Authored by: jbb on Friday, July 31 2009 @ 04:37 PM EDT
Just in case Judge Gross had any lingering doubts about the nature of the people running SCO, all doubt has been eliminated. As Mark Twain said:
Better to keep your mouth shut and be thought a fool than to open it and remove all doubt.

---
You just can't win with DRM.

[ Reply to This | # ]

  • Just clarifying - Authored by: Anonymous on Friday, July 31 2009 @ 05:29 PM EDT
Why even bother with an examiner?
Authored by: Anonymous on Friday, July 31 2009 @ 04:38 PM EDT
"As long as the Court's order made clear that the examiner would have all
the rights, powers, functions and duties of a trustee with respect to the sale
of any or all assets of the estates outside the ordinary course of
business"

SCO does not have much of a real business, and it wants to put
its main assets on sale. And, as IBM pointed out, an external
examiner will have to have the same rights as a trustee.

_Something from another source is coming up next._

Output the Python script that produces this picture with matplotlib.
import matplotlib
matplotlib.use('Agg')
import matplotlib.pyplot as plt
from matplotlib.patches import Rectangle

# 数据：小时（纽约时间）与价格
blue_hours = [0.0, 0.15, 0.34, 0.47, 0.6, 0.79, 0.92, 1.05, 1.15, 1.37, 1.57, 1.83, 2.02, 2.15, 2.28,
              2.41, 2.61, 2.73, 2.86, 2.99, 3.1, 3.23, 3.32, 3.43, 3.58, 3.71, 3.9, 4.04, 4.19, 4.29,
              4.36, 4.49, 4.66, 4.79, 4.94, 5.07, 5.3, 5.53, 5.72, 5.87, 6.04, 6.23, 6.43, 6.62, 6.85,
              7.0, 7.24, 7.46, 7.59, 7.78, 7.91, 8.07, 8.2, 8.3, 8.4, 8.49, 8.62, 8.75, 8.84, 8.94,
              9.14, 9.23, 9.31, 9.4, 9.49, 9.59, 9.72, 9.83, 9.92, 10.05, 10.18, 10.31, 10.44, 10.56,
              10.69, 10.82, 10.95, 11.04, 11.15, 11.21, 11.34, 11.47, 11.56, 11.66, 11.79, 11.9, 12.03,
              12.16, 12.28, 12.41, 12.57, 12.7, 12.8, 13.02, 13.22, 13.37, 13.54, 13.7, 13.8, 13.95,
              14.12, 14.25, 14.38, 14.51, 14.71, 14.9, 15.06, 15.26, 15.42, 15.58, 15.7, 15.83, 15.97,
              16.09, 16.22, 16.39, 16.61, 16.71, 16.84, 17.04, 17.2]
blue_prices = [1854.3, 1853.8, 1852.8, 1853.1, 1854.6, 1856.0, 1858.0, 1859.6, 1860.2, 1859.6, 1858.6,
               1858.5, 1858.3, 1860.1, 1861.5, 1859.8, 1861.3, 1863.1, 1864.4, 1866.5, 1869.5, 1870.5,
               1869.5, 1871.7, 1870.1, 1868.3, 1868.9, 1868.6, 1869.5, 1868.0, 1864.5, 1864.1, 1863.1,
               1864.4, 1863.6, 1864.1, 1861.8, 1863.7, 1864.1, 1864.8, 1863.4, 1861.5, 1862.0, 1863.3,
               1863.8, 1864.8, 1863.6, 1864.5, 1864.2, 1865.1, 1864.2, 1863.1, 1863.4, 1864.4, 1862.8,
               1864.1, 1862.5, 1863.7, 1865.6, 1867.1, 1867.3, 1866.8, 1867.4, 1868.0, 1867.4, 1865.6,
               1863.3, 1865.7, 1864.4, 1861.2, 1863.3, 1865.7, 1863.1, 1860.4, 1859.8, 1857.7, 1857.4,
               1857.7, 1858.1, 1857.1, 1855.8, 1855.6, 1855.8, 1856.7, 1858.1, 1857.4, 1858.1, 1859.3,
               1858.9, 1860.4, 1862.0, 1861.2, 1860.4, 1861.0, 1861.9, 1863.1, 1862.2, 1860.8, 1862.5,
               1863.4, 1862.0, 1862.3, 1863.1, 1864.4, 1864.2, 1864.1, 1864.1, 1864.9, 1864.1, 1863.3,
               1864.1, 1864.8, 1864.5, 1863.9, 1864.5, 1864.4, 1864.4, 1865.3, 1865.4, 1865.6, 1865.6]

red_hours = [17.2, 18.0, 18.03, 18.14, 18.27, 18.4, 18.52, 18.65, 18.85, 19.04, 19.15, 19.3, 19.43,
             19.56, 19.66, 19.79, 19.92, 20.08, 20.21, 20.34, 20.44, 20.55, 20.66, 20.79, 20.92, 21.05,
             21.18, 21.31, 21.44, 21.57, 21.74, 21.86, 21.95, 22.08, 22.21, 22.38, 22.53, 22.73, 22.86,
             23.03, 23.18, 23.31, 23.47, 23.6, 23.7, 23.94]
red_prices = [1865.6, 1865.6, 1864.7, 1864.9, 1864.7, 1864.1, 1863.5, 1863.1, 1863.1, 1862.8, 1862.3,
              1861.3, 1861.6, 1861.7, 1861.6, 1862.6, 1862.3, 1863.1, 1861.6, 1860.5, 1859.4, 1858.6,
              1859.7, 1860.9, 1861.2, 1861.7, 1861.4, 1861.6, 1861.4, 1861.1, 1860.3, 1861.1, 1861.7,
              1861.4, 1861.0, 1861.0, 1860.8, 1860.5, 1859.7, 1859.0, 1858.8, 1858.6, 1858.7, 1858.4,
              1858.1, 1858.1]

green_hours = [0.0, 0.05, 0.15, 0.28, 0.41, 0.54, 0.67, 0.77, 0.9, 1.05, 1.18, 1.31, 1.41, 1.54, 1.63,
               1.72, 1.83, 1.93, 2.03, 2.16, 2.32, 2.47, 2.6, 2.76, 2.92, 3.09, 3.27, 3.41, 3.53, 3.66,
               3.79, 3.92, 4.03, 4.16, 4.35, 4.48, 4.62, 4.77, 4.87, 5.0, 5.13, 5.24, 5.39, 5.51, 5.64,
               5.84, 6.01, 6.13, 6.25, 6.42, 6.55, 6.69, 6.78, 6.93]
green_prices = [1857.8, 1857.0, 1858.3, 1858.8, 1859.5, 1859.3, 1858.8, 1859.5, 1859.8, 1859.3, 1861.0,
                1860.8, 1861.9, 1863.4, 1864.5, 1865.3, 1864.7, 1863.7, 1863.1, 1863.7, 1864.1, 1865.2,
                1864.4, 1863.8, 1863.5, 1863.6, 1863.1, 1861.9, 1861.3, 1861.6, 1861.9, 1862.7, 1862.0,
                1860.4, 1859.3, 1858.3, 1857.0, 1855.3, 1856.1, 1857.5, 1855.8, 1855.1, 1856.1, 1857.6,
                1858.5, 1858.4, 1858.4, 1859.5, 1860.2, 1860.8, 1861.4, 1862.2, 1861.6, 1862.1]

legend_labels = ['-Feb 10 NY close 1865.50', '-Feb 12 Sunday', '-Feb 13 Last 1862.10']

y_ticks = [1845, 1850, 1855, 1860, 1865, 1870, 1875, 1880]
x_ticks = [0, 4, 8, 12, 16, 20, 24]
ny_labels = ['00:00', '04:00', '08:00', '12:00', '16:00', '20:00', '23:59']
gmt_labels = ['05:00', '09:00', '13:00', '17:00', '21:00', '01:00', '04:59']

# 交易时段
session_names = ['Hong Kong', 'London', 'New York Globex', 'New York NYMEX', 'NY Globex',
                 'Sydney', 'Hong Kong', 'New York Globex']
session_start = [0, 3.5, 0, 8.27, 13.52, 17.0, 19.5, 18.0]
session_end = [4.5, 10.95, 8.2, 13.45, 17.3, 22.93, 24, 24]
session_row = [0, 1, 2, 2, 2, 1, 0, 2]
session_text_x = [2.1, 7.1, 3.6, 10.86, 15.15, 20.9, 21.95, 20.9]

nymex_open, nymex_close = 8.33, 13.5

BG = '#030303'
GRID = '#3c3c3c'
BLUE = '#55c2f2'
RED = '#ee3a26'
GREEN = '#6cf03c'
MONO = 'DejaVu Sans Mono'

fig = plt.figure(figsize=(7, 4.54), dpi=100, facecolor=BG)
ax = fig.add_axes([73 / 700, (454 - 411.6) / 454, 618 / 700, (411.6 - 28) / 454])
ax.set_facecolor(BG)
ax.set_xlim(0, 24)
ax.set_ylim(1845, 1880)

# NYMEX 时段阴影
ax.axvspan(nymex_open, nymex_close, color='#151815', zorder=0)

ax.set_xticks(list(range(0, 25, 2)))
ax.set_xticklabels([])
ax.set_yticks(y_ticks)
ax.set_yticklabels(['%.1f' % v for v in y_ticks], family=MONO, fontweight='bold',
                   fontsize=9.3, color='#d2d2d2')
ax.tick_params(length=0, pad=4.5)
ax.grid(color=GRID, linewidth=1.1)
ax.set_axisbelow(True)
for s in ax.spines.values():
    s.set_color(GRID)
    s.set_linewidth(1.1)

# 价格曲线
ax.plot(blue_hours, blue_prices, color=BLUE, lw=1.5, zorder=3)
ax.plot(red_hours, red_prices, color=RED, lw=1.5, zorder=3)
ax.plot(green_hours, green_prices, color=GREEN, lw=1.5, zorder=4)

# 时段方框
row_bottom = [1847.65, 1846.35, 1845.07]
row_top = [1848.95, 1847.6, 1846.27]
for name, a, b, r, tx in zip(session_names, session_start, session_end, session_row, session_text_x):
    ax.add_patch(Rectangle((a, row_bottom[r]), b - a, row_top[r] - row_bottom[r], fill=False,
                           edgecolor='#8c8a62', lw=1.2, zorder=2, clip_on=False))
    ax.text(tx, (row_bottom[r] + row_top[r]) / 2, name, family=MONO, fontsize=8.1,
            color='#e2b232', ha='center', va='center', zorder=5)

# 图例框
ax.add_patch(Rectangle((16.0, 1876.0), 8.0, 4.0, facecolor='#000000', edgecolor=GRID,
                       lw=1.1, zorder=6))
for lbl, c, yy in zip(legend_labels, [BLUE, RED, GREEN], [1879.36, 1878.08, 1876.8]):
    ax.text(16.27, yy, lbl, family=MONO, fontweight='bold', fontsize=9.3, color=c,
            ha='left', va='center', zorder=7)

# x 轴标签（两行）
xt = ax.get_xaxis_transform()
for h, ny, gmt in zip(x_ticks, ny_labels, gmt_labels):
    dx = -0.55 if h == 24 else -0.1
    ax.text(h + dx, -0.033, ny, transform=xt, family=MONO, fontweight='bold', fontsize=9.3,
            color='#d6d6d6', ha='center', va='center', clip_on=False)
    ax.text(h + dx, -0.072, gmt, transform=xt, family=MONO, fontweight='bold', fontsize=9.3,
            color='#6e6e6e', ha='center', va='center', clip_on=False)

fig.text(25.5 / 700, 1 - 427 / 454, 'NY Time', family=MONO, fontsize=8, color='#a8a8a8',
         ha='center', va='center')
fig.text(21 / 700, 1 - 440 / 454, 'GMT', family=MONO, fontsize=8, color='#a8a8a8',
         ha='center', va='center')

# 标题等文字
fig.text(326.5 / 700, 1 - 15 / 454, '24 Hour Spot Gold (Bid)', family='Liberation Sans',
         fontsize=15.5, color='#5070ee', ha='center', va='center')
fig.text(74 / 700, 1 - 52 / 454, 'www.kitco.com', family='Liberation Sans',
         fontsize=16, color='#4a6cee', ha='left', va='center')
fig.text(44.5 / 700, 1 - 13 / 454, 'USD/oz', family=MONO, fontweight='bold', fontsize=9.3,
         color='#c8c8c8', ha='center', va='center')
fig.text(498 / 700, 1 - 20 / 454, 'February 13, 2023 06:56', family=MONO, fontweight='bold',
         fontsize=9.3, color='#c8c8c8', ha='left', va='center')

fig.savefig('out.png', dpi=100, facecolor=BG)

So, why should the court bother itself with an examiner? Just
nominate a trustee and be done with those endless motions.
(And tell Darl to move the big circus tent to the appeal court.)

[ Reply to This | # ]

PSA Amendment is on Groklaw
Authored by: Steve Martin on Friday, July 31 2009 @ 05:01 PM EDT

[PJ:] Did that amendment ever get filed with the court so the public can view it?
Yes, it did. It's the Exhibit attached to docket # 870. Groklaw has it here.

---
"When I say something, I put my name next to it." -- Isaac Jaffe, "Sports Night"

[ Reply to This | # ]

Dear Judge Gross - A Letter from SCO - Updated 4Xs: IBM Responds & Novell too & SCO Files Amendments to 1995 APA
Authored by: Anonymous on Friday, July 31 2009 @ 05:03 PM EDT
It's another stall tactic.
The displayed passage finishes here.